Wednesday, February 29, 2012

I've been called to Active Duty!


Some of you may remember when I 'joined the Army' last year.    It was shortly after I was diagnosed with Breast Cancer.

Well, I've finally been called to action!
I received the following email (copied and pasted here for you) today:

Grow the Army of Women
On-line survey for breast cancer survivors
If you know of anyone who has ever had breast cancer, please share this with them!

Dear Nancy,

We need women in the United States who have been diagnosed with breast cancer of any stage (including LCIS and DCIS) to take part in an on-line survey developed by researchers who are trying to identify individual characteristics that may put some breast cancer survivors at higher risk of developing uterine cancer.

Studies have shown that the drug tamoxifen, which is used to treat women with hormone-sensitive breast cancer, can increase a woman's risk of developing uterine cancer. These researchers want to identify certain personal characteristics that might influence whether or not a woman taking tamoxifen goes on to develop uterine cancer. It is NOT necessary to have taken tamoxifen to complete this survey.

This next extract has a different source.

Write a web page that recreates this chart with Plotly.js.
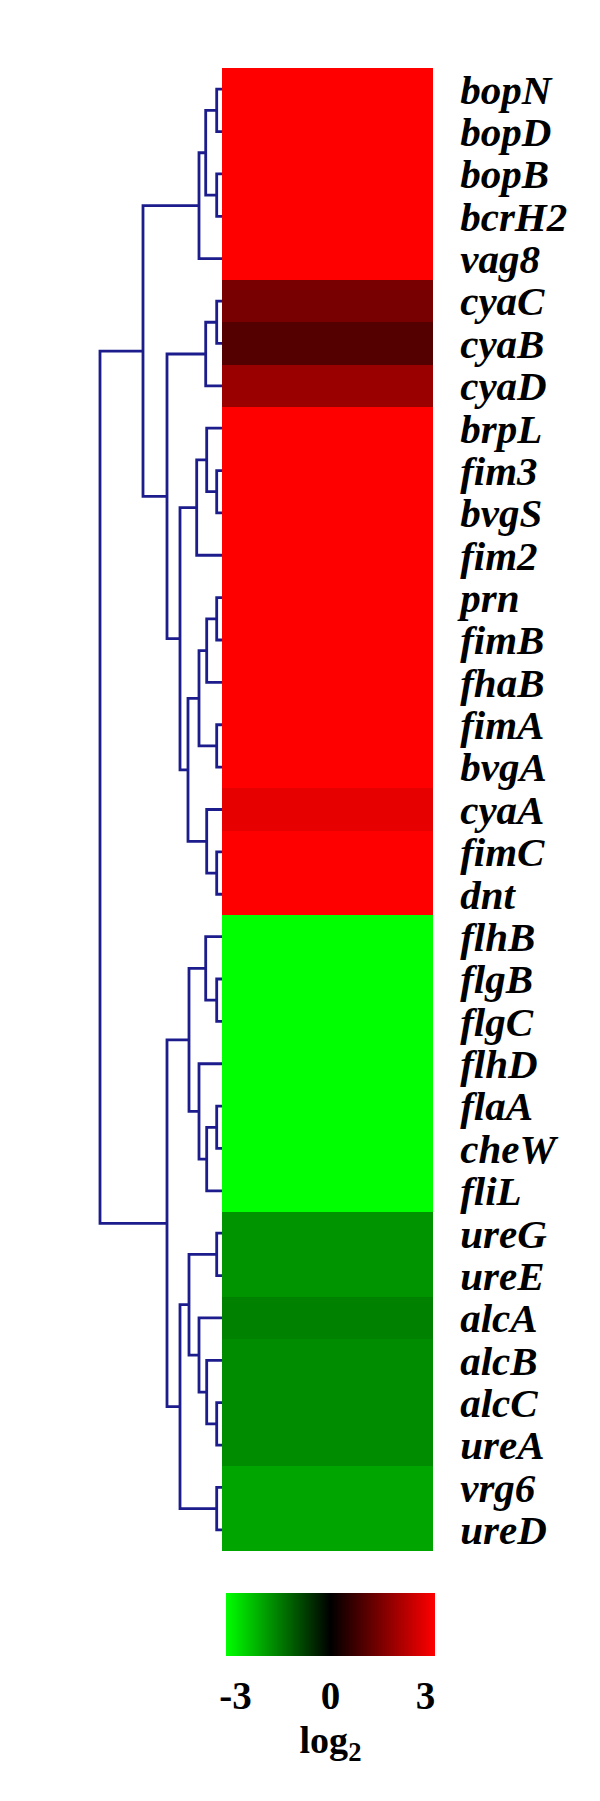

Please read on to learn more about what's involved and who can participate. And please don't forget to tell any of your friends or family who are breast cancer survivors about this on-line study!

What's the study about?

The research team wants to develop a tool that can determine whether a woman with breast cancer is at higher risk of going on to develop uterine cancer. Women will be separated into two groups: 1. those who developed uterine cancer after being diagnosed with breast cancer and 2. those who did not develop uterine cancer after being diagnosed with breast cancer. Comparing the two groups will allow the research team to investigate the specific individual characteristics that are associated with developing uterine cancer after being diagnosed with breast cancer. If you were diagnosed with uterine cancer before you were diagnosed with breast cancer, you can still participate in the survey.

What's involved?

If you sign up for the Breast Cancer, Uterine Cancer, and YOU Study, you will be sent a link to an on-line survey. The survey is confidential. This means that you will be asked to provide basic demographic information (such as age and ethnicity), but that you will NOT be asked for any identifying information (such as your name or e-mail address). The survey will ask questions about your smoking and exercise history, breast cancer diagnosis and treatment history, reproductive health and menstrual history, and personal and family medical history, including whether or not you have been diagnosed with uterine cancer. The survey will take approximately 20 minutes to complete.

Who is conducting the study?

Michael Milam, MD, MPH, at the University of Louisville Brown Cancer Center, in Kentucky

Where?

Anywhere in the United States – this is an on-line study

Who can participate?

You can join the Breast Cancer, Uterine Cancer, and YOU Study if you match ALL of these MAIN categories:

• You are a woman over the age of 18
• You have been diagnosed with breast cancer of any stage (including LCIS and DCIS) at some point in your life
• You have access to the Internet and are willing to complete an on-line survey
• You live in the United States

If you RSVP for the study and are found to be a match, you will receive a link to the on-line survey.

If you're a Breast Cancer Survivor and interested in joining, click below.

If you know of someone else who might be interested you may share information with them by clicking here:

~ end of email ~
Even though my cancer was 'hormome-sensitive and in spite of the fact that Tamoxifen has been proven to reduce the chance of a women having a recurrence of Breast Cancer,  I chose not to follow up my mastectomy with Tamoxifen, even though it was suggested by my surgeon & oncologist,  partially because I had heard (and read) that it can increase a BC survivor's chance of developing uterine cancer (not to mention blood clots).   I'm glad that this subject is being studied so that we can learn whether or not it is worth the risk to take it.